Saturday, May 5, 2007

Census 2000 Summary File 3 now online, Summary File 1 completed

With the new server online (see previous post), I finally have the disk space I need to really start building out the available data sets - I'm going from about 55GB on my old machine to just about 1100GB on the new one. (Well, technically, the "old" machine (my desktop) is newer than the "new" one, but since it was the first gCensus server, let's keep calling it "old").

The first beneficiary of this storage largesse has been Summary File 1. I've expanded the coverage from California, Oregon, and Pennsylvania to cover all 50 states plus the District of Columbia.

The second major step was to add Summary File 3, which covers a lot of interesting economic and housing statistics such as median and aggregate income, housing prices, and housing facilities.
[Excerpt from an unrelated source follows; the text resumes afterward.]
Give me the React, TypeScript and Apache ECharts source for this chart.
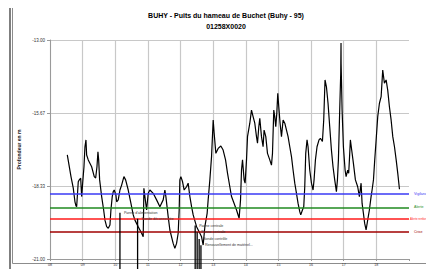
import React, { useEffect, useRef } from "react";
import * as echarts from "echarts";

const titleLine1 = "BUHY - Puits du hameau de Buchet (Buhy - 95)";
const titleLine2 = "01258X0020";
const yAxisName = "Profondeur en m";

// piezometric level: decimal year / depth (m)
const levelDates = [
  2008.530, 2008.643, 2008.713, 2008.765, 2008.796, 2008.817, 2008.866, 2008.897, 2008.940, 2008.970,
  2009.001, 2009.041, 2009.071, 2009.102, 2009.123, 2009.172, 2009.276, 2009.356, 2009.399, 2009.439,
  2009.469, 2009.491, 2009.521, 2009.583, 2009.644, 2009.684, 2009.736, 2009.785, 2009.837, 2009.867,
  2009.907, 2009.938, 2009.968, 2010.020, 2010.042, 2010.091, 2010.143, 2010.195, 2010.265, 2010.317,
  2010.397, 2010.480, 2010.550, 2010.602, 2010.703, 2010.807, 2010.856, 2010.877, 2010.908, 2010.960,
  2011.009, 2011.061, 2011.162, 2011.266, 2011.367, 2011.468, 2011.520, 2011.551, 2011.621, 2011.673,
  2011.774, 2011.826, 2011.878, 2011.927, 2011.958, 2011.979, 2012.010, 2012.062, 2012.111, 2012.184,
  2012.233, 2012.286, 2012.338, 2012.387, 2012.491, 2012.592, 2012.644, 2012.693, 2012.745, 2012.815,
  2012.846, 2012.898, 2012.950, 2013.000, 2013.030, 2013.082, 2013.153, 2013.235, 2013.305, 2013.379,
  2013.440, 2013.510, 2013.562, 2013.642, 2013.715, 2013.795, 2013.838, 2013.868, 2013.899, 2013.948,
  2013.978, 2014.021, 2014.052, 2014.122, 2014.174, 2014.223, 2014.275, 2014.327, 2014.358, 2014.398,
  2014.428, 2014.480, 2014.529, 2014.560, 2014.612, 2014.664, 2014.734, 2014.786, 2014.817, 2014.857,
  2014.887, 2014.918, 2014.949, 2014.979, 2015.010, 2015.050, 2015.093, 2015.142, 2015.194, 2015.295,
  2015.347, 2015.399, 2015.448, 2015.500, 2015.552, 2015.601, 2015.653, 2015.683, 2015.735, 2015.775,
  2015.806, 2015.836, 2015.876, 2015.907, 2015.959, 2016.011, 2016.060, 2016.091, 2016.133, 2016.182,
  2016.243, 2016.286, 2016.347, 2016.387, 2016.427, 2016.470, 2016.519, 2016.571, 2016.623, 2016.672,
  2016.724, 2016.776, 2016.807, 2016.837, 2016.877, 2016.908, 2016.917, 2016.920, 2016.950, 2016.990,
  2017.042, 2017.073, 2017.122, 2017.152, 2017.174, 2017.204, 2017.244, 2017.296, 2017.358, 2017.428,
  2017.480, 2017.532, 2017.563, 2017.603, 2017.642, 2017.685, 2017.734, 2017.786, 2017.838, 2017.869,
  2017.911, 2017.950, 2017.993, 2018.042, 2018.094, 2018.146, 2018.195, 2018.247, 2018.299, 2018.348,
  2018.400, 2018.452, 2018.503, 2018.555, 2018.607, 2018.656, 2018.708,
];
const levelValues = [
  -17.20, -17.99, -18.41, -18.91, -19.06, -19.09, -18.18, -18.11, -18.05, -18.72,
  -18.23, -17.63, -16.90, -16.65, -17.20, -17.38, -17.63, -17.99, -18.04, -17.63,
  -17.08, -17.38, -18.11, -18.72, -19.21, -19.58, -19.82, -19.88, -19.76, -19.21,
  -18.72, -18.54, -18.48, -18.66, -18.91, -18.84, -18.48, -18.30, -17.99, -18.11,
  -18.48, -18.97, -19.39, -19.58, -19.82, -20.06, -20.19, -18.42, -18.72, -19.21,
  -18.60, -18.48, -18.60, -18.84, -19.09, -18.84, -18.48, -18.72, -19.45, -19.94,
  -20.43, -20.61, -20.43, -20.06, -19.21, -18.11, -17.99, -18.18, -18.48, -18.36,
  -18.23, -18.72, -19.09, -19.39, -19.82, -20.06, -20.19, -20.49, -19.82, -19.33,
  -18.84, -18.11, -17.26, -15.92, -16.41, -17.14, -16.96, -16.87, -17.02, -17.38,
  -17.87, -18.36, -18.72, -18.97, -19.21, -19.51, -18.84, -17.75, -17.38, -18.11,
  -18.23, -17.38, -16.53, -16.04, -15.56, -15.80, -16.04, -16.53, -16.77, -16.17,
  -15.86, -16.53, -16.90, -16.29, -16.53, -17.14, -17.38, -17.57, -17.14, -15.56,
  -15.80, -16.17, -15.68, -14.95, -15.44, -16.04, -16.53, -15.92, -16.04, -16.53,
  -16.90, -17.26, -17.75, -18.23, -18.60, -18.97, -19.27, -19.39, -19.21, -19.09,
  -18.36, -17.14, -16.65, -16.90, -17.75, -18.23, -18.48, -18.11, -17.38, -16.90,
  -16.65, -16.59, -16.71, -15.92, -14.46, -14.71, -15.31, -16.17, -17.02, -17.63,
  -18.11, -18.54, -18.11, -17.38, -15.56, -14.22, -13.11, -13.85, -15.56, -16.90,
  -17.75, -17.99, -17.75, -17.87, -17.38, -16.65, -17.02, -17.50, -18.11, -18.36,
  -18.72, -18.23, -18.97, -19.33, -19.70, -19.94, -19.58, -19.21, -18.72, -18.48,
  -18.11, -17.38, -16.65, -15.80, -15.31, -15.07, -14.10, -14.58, -14.46, -14.83,
  -15.44, -15.92, -16.53, -16.90, -17.38, -17.87, -18.45,
];

// threshold levels
const thresholdNames = ["Vigilance", "Alerte", "Alerte renforcée", "Crise"];
const thresholdValues = [-18.62, -19.11, -19.53, -20.01];
const thresholdColors = ["#3a3af5", "#1f8a1f", "#ff1a1a", "#a00000"];

// events (vertical markers)
const eventDates = [2010.143, 2010.684, 2012.448, 2012.509, 2012.570, 2012.625];
const eventTops = [-19.31, -19.53, -19.78, -20.02, -20.27, -20.50];
const eventBottom = -21.7;
const eventLabels = [
  "Panne d'alimentation",
  "Sonde déconnectée",
  "Panne centrale",
  "Panne centrale",
  "Sonde contrôle",
  "Renouvellement de matériel...",
];

// axes
const xMin = 2008;
const xMax = 2019;
const yMin = -21;
const yMax = -13;
const yStep = 8 / 3;

export default function App() {
  const ref = useRef<HTMLDivElement>(null);

  useEffect(() => {
    if (!ref.current) return;
    const chart = echarts.init(ref.current, null, { renderer: "svg" });
    const font = "'Liberation Sans', Arial, sans-serif";

    const eventSeries = eventDates.map((d, i) => ({
      type: "line",
      name: "ev" + i,
      data: [
        [d, eventBottom],
        [d, eventTops[i]],
      ],
      clip: false,
      silent: true,
      symbol: "none",
      lineStyle: { color: "#000", width: 1.3 },
      endLabel: {
        show: true,
        formatter: eventLabels[i],
        fontSize: 3.6,
        color: "#333",
        fontFamily: font,
        distance: 4,
      },
      z: 5,
    }));

    chart.setOption({
      animation: false,
      backgroundColor: "#fff",
      grid: { left: 50, top: 40, right: 25, bottom: 18, containLabel: false },
      graphic: [
        {
          type: "rect",
          shape: { x: 12.5, y: 1.5, width: 418, height: 262 },
          style: { fill: "none", stroke: "#8c8c8c", lineWidth: 1 },
          silent: true,
        },
        {
          type: "line",
          shape: { x1: 10, y1: 0, x2: 10, y2: 277 },
          style: { stroke: "#555", lineWidth: 1.5 },
          silent: true,
        },
        {
          type: "text",
          x: 226,
          y: 15,
          style: {
            text: titleLine1,
            fontSize: 7,
            fontWeight: "bold",
            fontFamily: font,
            fill: "#000",
            textAlign: "center",
            textVerticalAlign: "middle",
          },
        },
        {
          type: "text",
          x: 226,
          y: 26,
          style: {
            text: titleLine2,
            fontSize: 7,
            fontWeight: "bold",
            fontFamily: font,
            fill: "#000",
            textAlign: "center",
            textVerticalAlign: "middle",
          },
        },
      ],
      xAxis: {
        type: "value",
        min: xMin,
        max: xMax,
        interval: 1,
        axisLine: { show: true, onZero: false, lineStyle: { color: "#9a9a9a", width: 1 } },
        axisTick: { show: true, length: 2, lineStyle: { color: "#9a9a9a" } },
        axisLabel: {
          fontSize: 3.6,
          color: "#333",
          fontFamily: font,
          margin: 4,
          formatter: (v: number) => (v >= xMax ? "" : String(Math.round(v)).slice(2)),
        },
        splitLine: { show: true, showMaxLine: false, lineStyle: { color: "#c8c8c8", width: 1.2 } },
      },
      yAxis: {
        type: "value",
        min: yMin,
        max: yMax,
        interval: yStep,
        name: yAxisName,
        nameLocation: "middle",
        nameRotate: 90,
        nameGap: 24,
        nameTextStyle: { fontSize: 5, fontWeight: "bold", color: "#222", fontFamily: font },
        axisLine: { show: true, onZero: false, lineStyle: { color: "#9a9a9a", width: 1 } },
        axisTick: { show: true, length: 3, lineStyle: { color: "#9a9a9a" } },
        axisLabel: {
          fontSize: 4.5,
          color: "#333",
          fontFamily: font,
          margin: 5,
          formatter: (v: number) => v.toFixed(2),
        },
        splitLine: { show: true, lineStyle: { color: "#c8c8c8", width: 1.2 } },
      },
      series: [
        {
          type: "line",
          name: "niveau",
          data: levelDates.map((d, i) => [d, levelValues[i]]),
          symbol: "none",
          silent: true,
          lineStyle: { color: "#000", width: 1.2 },
          z: 4,
          markLine: {
            silent: true,
            symbol: "none",
            animation: false,
            data: thresholdValues.map((v, i) => {
              const long = thresholdNames[i].length > 10;
              return {
                yAxis: v,
                lineStyle: { color: thresholdColors[i], width: 1.6, type: "solid" },
                label: {
                  show: true,
                  position: "end",
                  formatter: thresholdNames[i],
                  color: thresholdColors[i],
                  fontSize: long ? 2.9 : 3.6,
                  fontFamily: font,
                  distance: long ? 1 : 5,
                },
              };
            }),
          },
        },
        ...eventSeries,
      ],
    });
    return () => chart.dispose();
  }, []);

  return <div ref={ref} style={{ width: 434, height: 277, margin: -8 }} />;
}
Fortunately, the file structure between SF1 and SF3 is very similar, so I was able to re-use most of the import code that I had already written for SF1. The coverage for SF3 is the same as for SF1 - all 50 states + DC.

It turns out in the end that my estimates of disk consumption were off - way off. I had originally believed that it would take 750-1000GB to store all of Summary File 1. Instead, it's taking about 410GB to store both SF1 and SF3. While my friends in the theory group would call that "a small constant factor", I prefer to think of it as "a whole lot of space". Consequently, if anyone has ideas for large (nationwide or even worldwide) data sets that would be cool to import, I'd like to hear about them.

New gCensus server online!

I have a big update here, so I'm breaking it into several pieces. The first part - the new gCensus hardware is finally up and running! I got the replacement motherboard from Intel and, luckily enough, everything actually came up on the first try.

Thanks to the generous donation by Ken Schmidt of Steel in the Air, I now have a fourth 400GB hard drive in the gCensus server, for a total of 1.2TB RAID5 storage. That brings the current specs of the machine up to the following:

- Intel D955XBK motherboard
- Intel Pentium EE 955 CPU (dual-core 3.46GHz with Hyperthreading)
- Zalman CNPS9500 cooler
- 4x400GB Seagate HDD (3xSATA, 1xPATA)
- PC Power and Cooling Turbo-Cool 510ATX-SLI power supply
- Diamond Stealth 64 VRAM graphics

Everything except the PATA hard drive and the video card was a donation. I'd like to thank everyone who's helped me out with this equipment - I couldn't have done it without you!